= Transient hot wire method =

Technique for measuring thermal conductivity

The transient hot wire method (THW) is a technique for measuring the thermal conductivity of gases, liquids, solids, nanofluids and refrigerants in a wide temperature and pressure range. The technique is based on recording the transient temperature rise of a thin vertical metal wire with infinite length when a step voltage is applied to it. The wire is immersed in a fluid and can act both as an electrical heating element and a resistance thermometer. The transient hot wire method has advantage over the other thermal conductivity methods, since there is a fully developed theory and there is no calibration or single-point calibration. Furthermore, because of the very small measuring time (1 s) there is no convection present in the measurements and only the thermal conductivity of the fluid is measured with very high accuracy.

Most transient hot wire sensors used in academia consist of two very thin wires that differ in length but are otherwise identical. Sensors using a single wire are used both in academia and industry with the advantage over the two-wire sensors in the ease of handling of the sensor and change of the wire.

An ASTM standard has been published for the measurement of engine coolants using a single-transient hot wire method.

== History ==

200 years ago scientists were using a crude version of this method to make the first ever thermal conductivity measurements on gases.

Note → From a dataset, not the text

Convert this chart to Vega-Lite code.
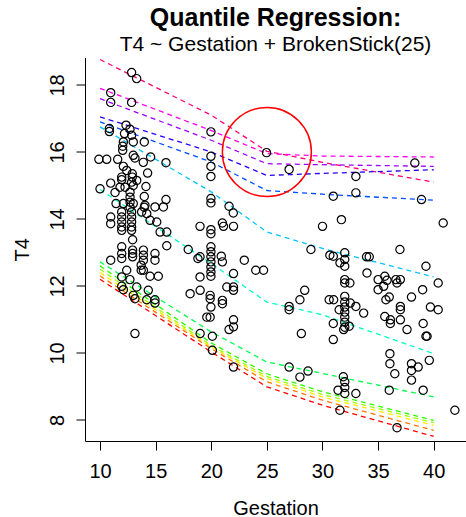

- 1781 - Joseph Priestley attempts to measure the ability of different gases to conduct heat using the heated wire experiment.
- 1931 - Sven Pyk and Bertil Stalhane proposed the first “transient” hot wire method for the measurement of thermal conductivity of solids and powders. Unlike previous methods, the one devised by Pyk and Stalhane used shorter measurement times due to the transient nature of the measurement.
- 1971 - Davis et al. proposed introduced a modified design with thinner and shorter wires, enabling measuring times between 1 and 10 seconds using a digital voltmeter. J. W. Haarman who introduced the electronic Wheatstone bridge that is a common feature of other modern transient methods.
- 1976 - Healy et al. published a journal article detailing the theory of the transient hot wire, described by an ideal solution with appropriate corrections to address effects like convection, among others.